Is Sur La Table a Second Wave credit casualty, an innocent bystander but otherwise strong business brought low by the impact of the crisis or a member of the First Wave whose business was already weak before the closures made everything worse ? It’s important because the BDC Credit Reporter, and the investors who rely on quarterly BDC valuations, want to believe that the managers, and the external valuation firms engaged at great cost to shareholders, are providing loan estimates that reflect reality.
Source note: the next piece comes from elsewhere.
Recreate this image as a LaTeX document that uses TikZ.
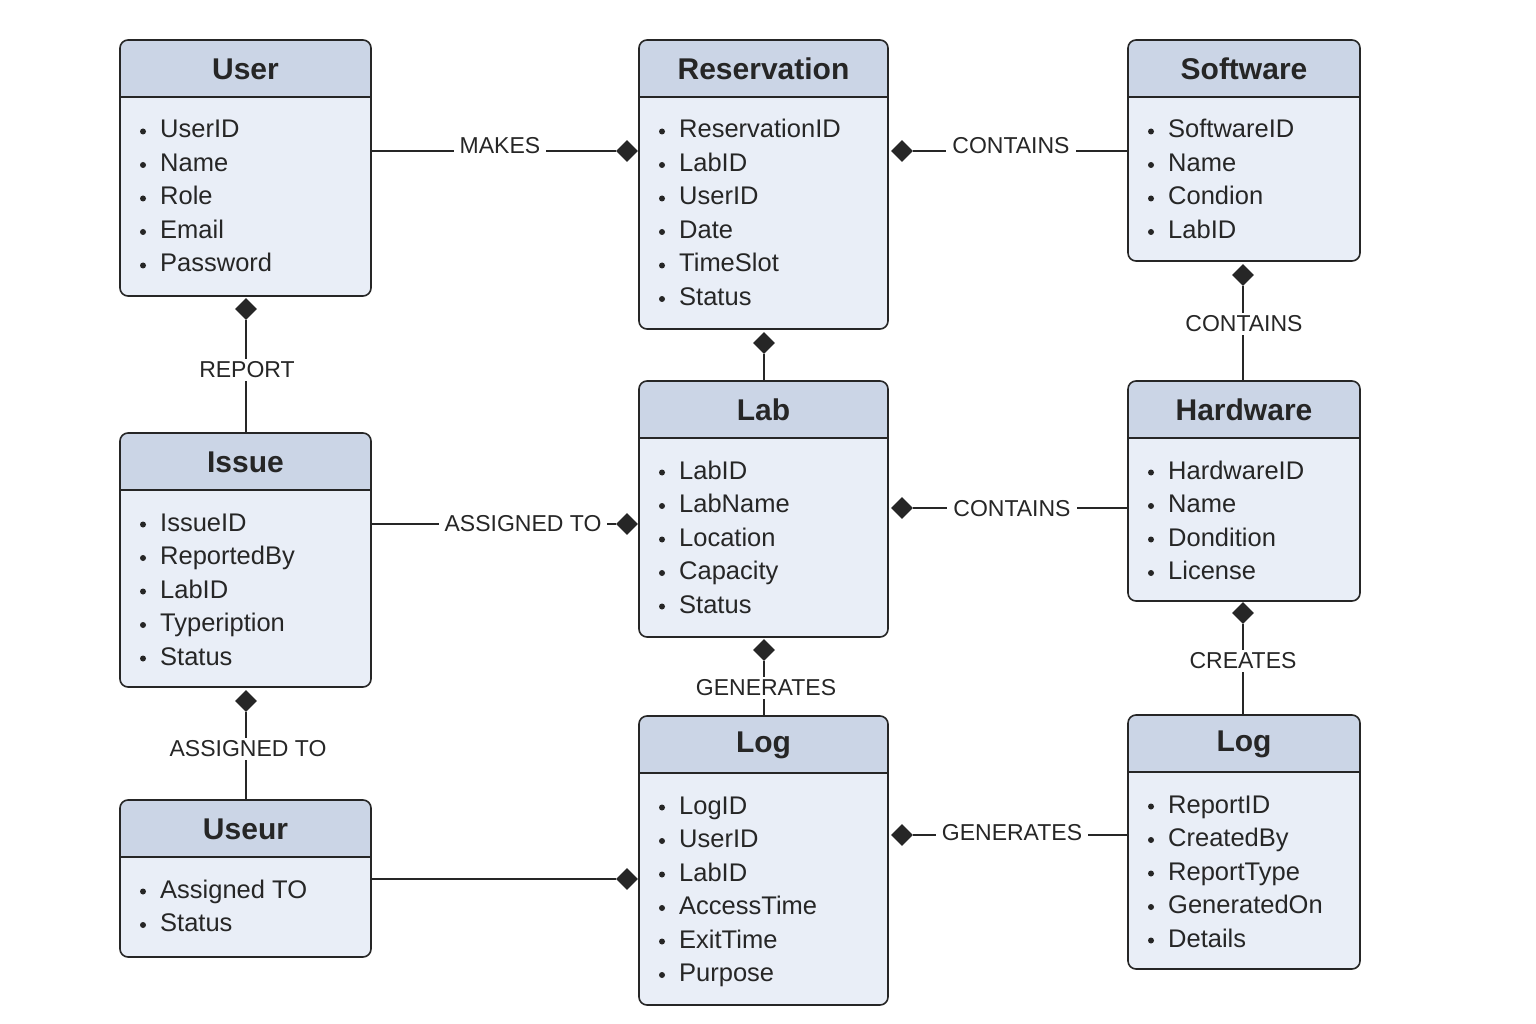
\documentclass[tikz,border=0pt]{standalone}
\usepackage{fontspec}
\setmainfont{Liberation Sans}
\usetikzlibrary{shapes.geometric}
\definecolor{headfill}{HTML}{CBD5E6}
\definecolor{bodyfill}{HTML}{E9EEF7}
\definecolor{ink}{HTML}{262626}
\tikzset{
  ebox/.style={fill=bodyfill, rounded corners=8, inner sep=0, outer sep=0},
  eborder/.style={draw=ink, line width=1.6, rounded corners=8},
  etitle/.style={font=\fontsize{30}{34}\selectfont\bfseries, text=ink},
  attr/.style={font=\fontsize{25.5}{30}\selectfont, text=ink, inner sep=0},
  conn/.style={draw=ink, line width=1.5},
  dia/.style={diamond, fill=ink, inner sep=0, minimum width=22, minimum height=22},
  lbl/.style={font=\fontsize{23}{27}\selectfont, text=ink, fill=white, inner xsep=6, inner ysep=3}
}
\newcommand\entity[7]{%
  \node[ebox, anchor=north west, minimum width={#4-#2}, minimum height={#5-#3}] (#1) at (#2,#3) {};
  \fill[headfill] (#2,#3+57) [rounded corners=8] -- (#2,#3) -- (#4,#3) [sharp corners] -- (#4,#3+57) -- cycle;
  \draw[draw=ink, line width=1.6] (#2,#3+57) -- (#4,#3+57);
  \draw[eborder] (#2,#3) rectangle (#4,#5);
  \node[etitle] at ({(#2+#4)/2},#3+29) {#6};
  \foreach \t [count=\i] in {#7} {
    \fill[ink] ({#2+23},{#3+57+34.5+(\i-1)*33.5}) circle (3);
    \node[attr, anchor=base west] at ({#2+40},{#3+57+41+(\i-1)*33.5}) {\t};
  }
}
\begin{document}
\begin{tikzpicture}[x=1pt,y=-1pt]
\useasboundingbox[fill=white] (0,0) rectangle (1536,1024);
% entities
\entity{user}{120}{40}{371}{296}{User}{UserID,Name,Role,Email,Password}
\entity{res}{639}{40}{888}{329}{Reservation}{ReservationID,LabID,UserID,Date,TimeSlot,Status}
\entity{soft}{1128}{40}{1360}{261}{Software}{SoftwareID,Name,Condion,LabID}
\entity{issue}{120}{433}{371}{687}{Issue}{IssueID,ReportedBy,LabID,Typeription,Status}
\entity{lab}{639}{381}{888}{637}{Lab}{LabID,LabName,Location,Capacity,Status}
\entity{hard}{1128}{381}{1360}{601}{Hardware}{HardwareID,Name,Dondition,License}
\entity{useur}{120}{800}{371}{957}{Useur}{Assigned TO,Status}
\entity{logm}{639}{716}{888}{1005}{Log}{LogID,UserID,LabID,AccessTime,ExitTime,Purpose}
\entity{logr}{1128}{715}{1360}{969}{Log}{ReportID,CreatedBy,ReportType,GeneratedOn,Details}
% User -> Reservation
\node[dia] (d1) at (627,151) {};
\draw[conn] (d1.west) -- (d1 -| user.east);
\node[lbl] (l1) at (500,146) {MAKES};
% Reservation -> Software
\node[dia] (d2) at (902,151) {};
\draw[conn] (d2.east) -- (d2 -| soft.west);
\node[lbl] (l2) at (1011,146) {CONTAINS};
% Software -> Hardware
\node[dia] (d3) at (1243,275) {};
\draw[conn] (d3.south) -- (d3 |- hard.north);
\node[lbl] (l3) at (1244,324) {CONTAINS};
% Reservation -> Lab
\node[dia] (d4) at (764,343) {};
\draw[conn] (d4.south) -- (d4 |- lab.north);
% User -> Issue
\node[dia] (d5) at (246,309) {};
\draw[conn] (d5.south) -- (d5 |- issue.north);
\node[lbl] (l5) at (247,370) {REPORT};
% Issue -> Lab
\node[dia] (d6) at (627,524) {};
\draw[conn] (d6.west) -- (d6 -| issue.east);
\node[lbl] (l6) at (523,524) {ASSIGNED TO};
% Lab -> Hardware
\node[dia] (d7) at (902,508) {};
\draw[conn] (d7.east) -- (d7 -| hard.west);
\node[lbl] (l7) at (1012,509) {CONTAINS};
% Hardware -> Log (right)
\node[dia] (d8) at (1243,613) {};
\draw[conn] (d8.south) -- (d8 |- logr.north);
\node[lbl] (l8) at (1243,661) {CREATES};
% Lab -> Log (middle)
\node[dia] (d9) at (764,650) {};
\draw[conn] (d9.south) -- (d9 |- logm.north);
\node[lbl] (l9) at (766,688) {GENERATES};
% Issue -> Useur
\node[dia] (d10) at (246,701) {};
\draw[conn] (d10.south) -- (d10 |- useur.north);
\node[lbl] (l10) at (248,749) {ASSIGNED TO};
% Useur -> Log (middle)
\node[dia] (d11) at (627,879) {};
\draw[conn] (d11.west) -- (d11 -| useur.east);
% Log (middle) -> Log (right)
\node[dia] (d12) at (902,835) {};
\draw[conn] (d12.east) -- (d12 -| logr.west);
\node[lbl] (l12) at (1012,833) {GENERATES};
\end{tikzpicture}
\end{document}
There is already a high degree of skepticism amongst many users of these valuations about their accuracy and this anecdote from an insider only heightens the concern that some of these asset values cannot be relied on.

We’re not casting aspersions at the two BDCS involved or anyone else, but analysts and investors might want to ask harder questions as to what has to happen before an investment is de-valued and whether that process fully reflects the risks the businesses involved are facing.